Shah's spent a third of his life preparing for this. He started competing in spelling bees in the third grade.
He made it to the national finals twice before; he placed 51st in 2019 and 76th in 2021.
This year was his last time competing; 8th grade is the cut-off.
"I knew it was my last year. So I really devoted a lot of my time to spelling. Like I sometimes took days off from school," Shah said.
He spent hours studying, and no, contrary to what you might think, he didn't read the dictionary to get prepared.
"So spellpundit is one thing. I used spellpundit; you learn a set number of words and then you test yourself on them. So it's kind of like someone quizzing you. But it's just you doing it," Shah said.
But Shah wants to make it clear he didn't do this alone.
The entire Shah family was invested in his success. His dad, Deval, a software engineer, said they even hired coaches to get him ready.

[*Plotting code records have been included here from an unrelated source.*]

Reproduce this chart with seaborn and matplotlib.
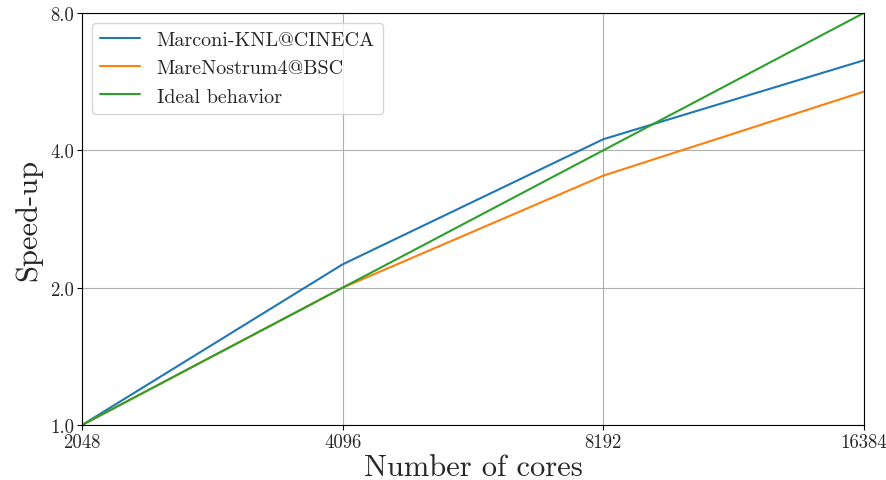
import matplotlib
matplotlib.use("Agg")
import matplotlib.pyplot as plt
from matplotlib.ticker import FixedLocator, FixedFormatter, NullLocator
import seaborn as sns
import pandas as pd

cores = [2048, 4096, 8192, 16384]
marconi = [1.0, 2.25, 4.23, 6.3]
marenostrum = [1.0, 2.0, 3.52, 5.38]
ideal = [1.0, 2.0, 4.0, 8.0]
series_names = ["Marconi-KNL@CINECA", "MareNostrum4@BSC", "Ideal behavior"]
yticks = [1.0, 2.0, 4.0, 8.0]
ytick_labels = ["1.0", "2.0", "4.0", "8.0"]

sns.set_theme(style="white")
plt.rcParams["font.family"] = ["cmr10", "DejaVu Serif"]
plt.rcParams["axes.formatter.use_mathtext"] = True
plt.rcParams["mathtext.fontset"] = "cm"

df = pd.DataFrame({
    "cores": cores * 3,
    "speedup": marconi + marenostrum + ideal,
    "series": [n for n in series_names for _ in cores],
})

fig = plt.figure(figsize=(8.87, 4.81), dpi=100)
ax = fig.add_axes([0.0925, 0.1143, 0.8815, 0.8567])

sns.lineplot(data=df, x="cores", y="speedup", hue="series", hue_order=series_names,
             palette=["#1f77b4", "#ff7f0e", "#2ca02c"], linewidth=1.5, ax=ax)

ax.set_xscale("log", base=2)
ax.set_yscale("log", base=2)
ax.set_xlim(2048, 16384)
ax.set_ylim(1.0, 8.0)
ax.xaxis.set_major_locator(FixedLocator(cores))
ax.xaxis.set_major_formatter(FixedFormatter([str(c) for c in cores]))
ax.xaxis.set_minor_locator(NullLocator())
ax.yaxis.set_major_locator(FixedLocator(yticks))
ax.yaxis.set_major_formatter(FixedFormatter(ytick_labels))
ax.yaxis.set_minor_locator(NullLocator())

ax.grid(True, color="#b0b0b0", linewidth=0.8)
for s in ax.spines.values():
    s.set_color("black")
    s.set_linewidth(0.8)
ax.tick_params(axis="both", which="major", labelsize=13.5, length=3.5, width=0.8,
               color="black", bottom=True, left=True, pad=2)

ax.set_xlabel("Number of cores", fontsize=22, labelpad=2)
ax.set_ylabel("Speed-up", fontsize=22, labelpad=6)

leg = ax.legend(loc="upper left", fontsize=14.5, frameon=True, handlelength=2.0)
leg.get_frame().set_edgecolor("#cccccc")
leg.set_title(None)

fig.savefig("out.png", dpi=100)
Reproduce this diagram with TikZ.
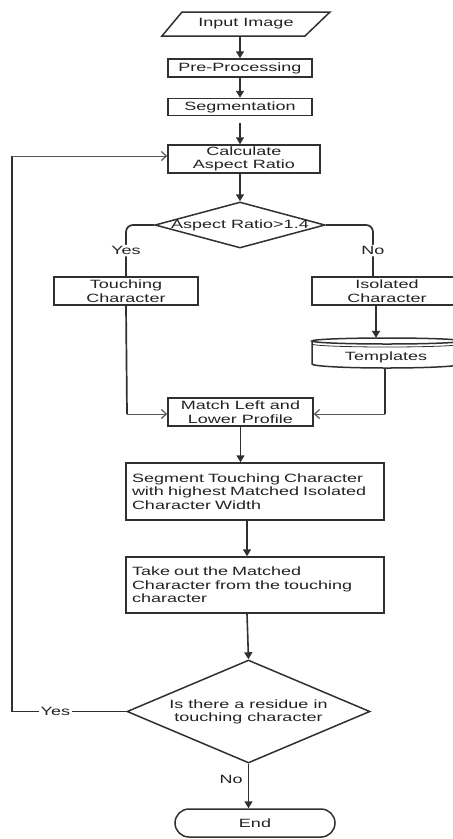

"By fourth grade, his level was too high for me, too, for me to do anything. So my role and my wife's role was more like a supporting, supporting cast, as opposed to the main, so we just let the coaches handle and I was just handling giving him some tips strategy," Deval said.
His mother, Nilam, an internal medicine physician, focused on getting Shah emotionally and physically ready. Although Shah said it didn't really feel like a competition.
"So when you got to the competition, you sort of already knew a lot of the competitors," he said. "I've been doing spelling bees with them for like three years. So like, I knew most of them, and it was kind of like a reunion."
Shah said he hopes to be invited back to the national spelling bee next year as a commentator.
He said he's so grateful for the community that helped him that he's now planning to pay it forward.
He'll work with Bruhat Soma, the 11-year-old from New Tampa who was eliminated in the spelling bee's early rounds both last year and this year.